Toda la discusión sobre el combate a la inseguridad ciudadana está centrada en las reformas legales y constitucionales. Es la salida más rápida y la que rinde mayores réditos, pero será, de lejos, la menos efectiva. Es atractiva porque reverdece las ideas de la refundación y de la democracia directa, pero deja de lado los problemas de fondo.
Cambiar algunas normas puede ser relevante siempre y cuando se parta de un plan nacional de seguridad que involucre a la comunidad y que signifique un giro real en el manejo de las instancias que están fallando. Es imprescindible contar con un sistema de información unificado, y es necesario revisar qué está pasando en el control y la prevención del delito, su investigación, su juzgamiento y sanción, el cumplimiento de las penas y la rehabilitación.
La reforma policial está a medias y se complicó con la insubordinación; contar con las Fuerzas Armadas para controlar el orden público no es la salida para el mediano plazo.

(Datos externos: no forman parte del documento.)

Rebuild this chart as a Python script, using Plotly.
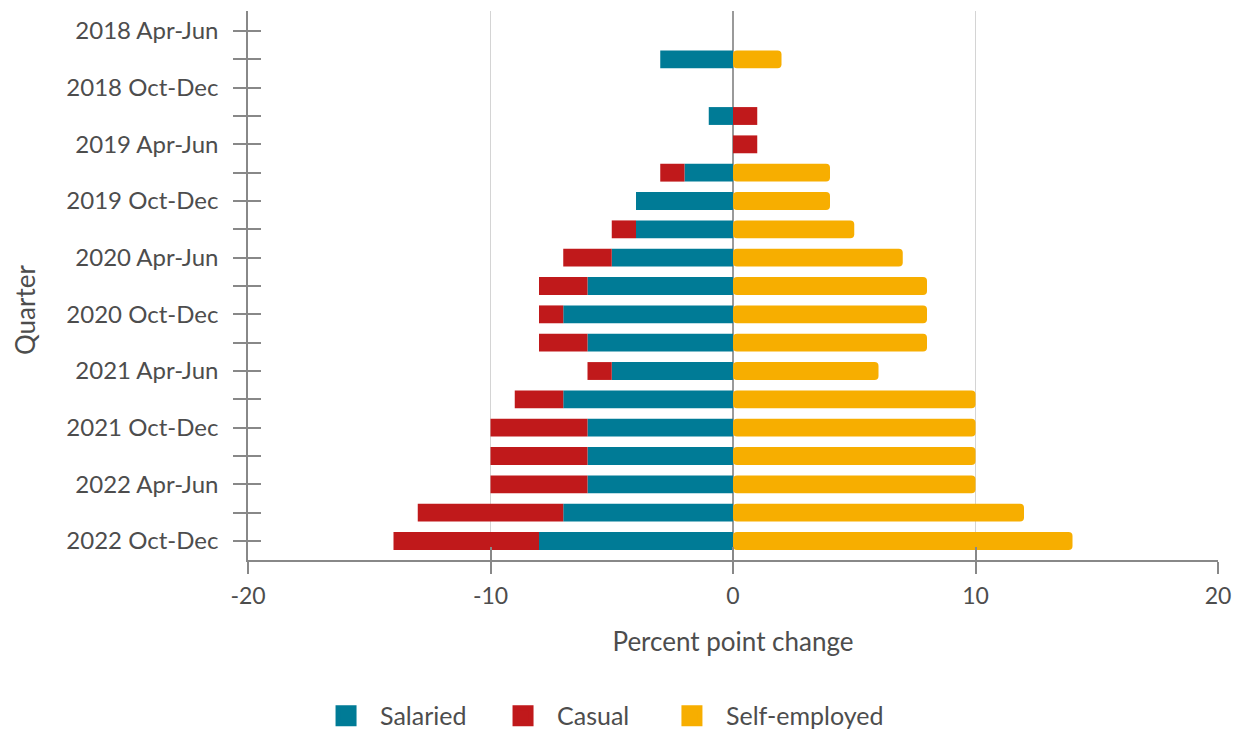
import plotly.graph_objects as go

quarters = ["2018 Apr-Jun", "2018 Jul-Sep", "2018 Oct-Dec", "2019 Jan-Mar", "2019 Apr-Jun",
            "2019 Jul-Sep", "2019 Oct-Dec", "2020 Jan-Mar", "2020 Apr-Jun", "2020 Jul-Sep",
            "2020 Oct-Dec", "2021 Jan-Mar", "2021 Apr-Jun", "2021 Jul-Sep", "2021 Oct-Dec",
            "2022 Jan-Mar", "2022 Apr-Jun", "2022 Jul-Sep", "2022 Oct-Dec"]
salaried = [0, -3, 0, -1, 0, -2, -4, -4, -5, -6, -7, -6, -5, -7, -6, -6, -6, -7, -8]
casual = [0, 0, 0, 1, 1, -1, 0, -1, -2, -2, -1, -2, -1, -2, -4, -4, -4, -6, -6]
self_employed = [0, 2, 0, 0, 0, 4, 4, 5, 7, 8, 8, 8, 6, 10, 10, 10, 10, 12, 14]
x_ticks = [-20, -10, 0, 10, 20]
x_ticktext = ["-20", "-10", "0", "10", "20"]

names = ["Salaried", "Casual", "Self-employed"]
colors = ["#007b96", "#c0191b", "#f7ae00"]
legend_ids = ["legend", "legend2", "legend3"]
legend_x = [0.2484, 0.3930, 0.5310]

# stacking bases (relative stacking, computed from the data)
base_sal = [0] * len(quarters)
base_cas = [min(s, 0) if c < 0 else max(s, 0) for s, c in zip(salaried, casual)]
base_self = [max(s, 0) + max(c, 0) for s, c in zip(salaried, casual)]

ticktext = [q if i % 2 == 0 else "" for i, q in enumerate(quarters)]

FONT = "Lato"
TXT = "#4d4d4d"
AX = "#888888"

fig = go.Figure()
for vals, base, name, col, rad in [(salaried, base_sal, names[0], colors[0], 0),
                                   (casual, base_cas, names[1], colors[1], 0),
                                   (self_employed, base_self, names[2], colors[2], 4)]:
    fig.add_trace(go.Bar(x=vals, y=quarters, base=base, orientation="h", name=name,
                         marker=dict(color=col, line=dict(width=0), cornerradius=rad),
                         width=0.63, showlegend=False))

# legend proxies (larger squares), one legend each for exact placement
for name, col, lid in zip(names, colors, legend_ids):
    fig.add_trace(go.Scatter(x=[None], y=[None], mode="markers", name=name, legend=lid,
                             marker=dict(symbol="square", size=16, color=col,
                                         line=dict(width=6, color=col))))

# invisible trace for the overlay axes (crossing ticks)
fig.add_trace(go.Scatter(x=self_employed, y=quarters, xaxis="x2", yaxis="y2", mode="markers",
                         marker=dict(opacity=0), showlegend=False, hoverinfo="skip"))

yrange = [18.67, -0.706]
legend_common = dict(orientation="h", xref="container", xanchor="left",
                     yref="container", y=0.0194, yanchor="middle",
                     font=dict(size=25, color=TXT), itemwidth=58, itemclick=False,
                     bgcolor="rgba(0,0,0,0)")
fig.update_layout(
    width=1224, height=722,
    barmode="overlay",
    plot_bgcolor="white", paper_bgcolor="white",
    margin=dict(l=240, r=14, t=3, b=170),
    font=dict(family=FONT, color=TXT, size=24),
    xaxis=dict(range=[-20, 20], tickvals=x_ticks, ticktext=x_ticktext, ticks="outside",
               ticklen=12, tickwidth=1.5, ticklabeloverflow="allow", automargin=False,
               tickcolor=AX, showline=True, linecolor=AX, linewidth=1.5,
               showgrid=True, gridcolor="#d4d4d4", gridwidth=1,
               zeroline=True, zerolinecolor="#9a9a9a", zerolinewidth=1.5,
               tickfont=dict(size=23, color=TXT), ticklabelstandoff=3,
               title=dict(text="Percent point change", font=dict(size=26, color=TXT), standoff=24)),
    xaxis2=dict(range=[-20, 20], tickvals=x_ticks, ticks="inside", ticklen=13, tickwidth=1.5,
                tickcolor=AX, overlaying="x", anchor="y2", side="bottom", showticklabels=False,
                showgrid=False, zeroline=False, showline=False, automargin=False),
    yaxis=dict(type="category", categoryorder="array", categoryarray=quarters, range=yrange,
               tickvals=quarters, ticktext=ticktext, ticks="outside", ticklen=13, tickwidth=1.5,
               tickcolor=AX, showline=True, linecolor=AX, linewidth=1.5, showgrid=False,
               tickfont=dict(size=24, color=TXT), ticklabelstandoff=10),
    yaxis2=dict(type="category", categoryorder="array", categoryarray=quarters, range=yrange,
                tickvals=quarters, ticks="inside", ticklen=13, tickwidth=1.5, tickcolor=AX,
                overlaying="y", anchor="x", side="left", showticklabels=False,
                showgrid=False, zeroline=False, showline=False),
    legend=dict(x=legend_x[0], **legend_common),
    legend2=dict(x=legend_x[1], **legend_common),
    legend3=dict(x=legend_x[2], **legend_common),
    annotations=[dict(text="Quarter", textangle=-90, xref="paper", yref="paper",
                      x=-0.2300, y=0.455, xanchor="center", yanchor="middle", showarrow=False,
                      font=dict(size=26, color=TXT))],
)

fig.write_html("out.html")
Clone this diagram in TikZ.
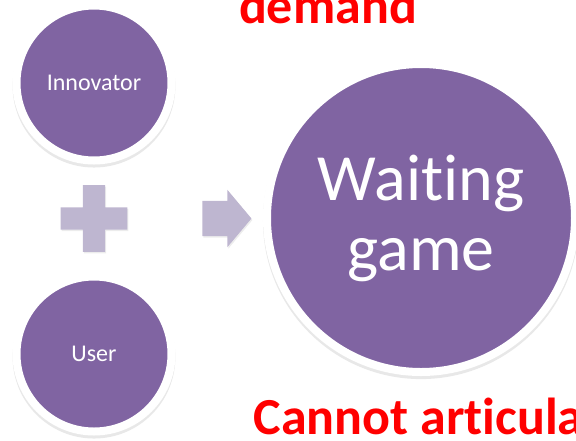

En cuanto a la Fiscalía y a la Función Judicial, es imprescindible acabar de una vez con su dependencia política y su carácter provisional.
También es necesario saber por qué ha fallado el Ministerio de Justicia, creado hace tres años para coordinar el trabajo de todos los “operadores de justicia”. Hacer otra reforma sin asegurarse de que las instituciones funcionen no tiene sentido, pues solo repetirá un esquema de concentración que no ha servido.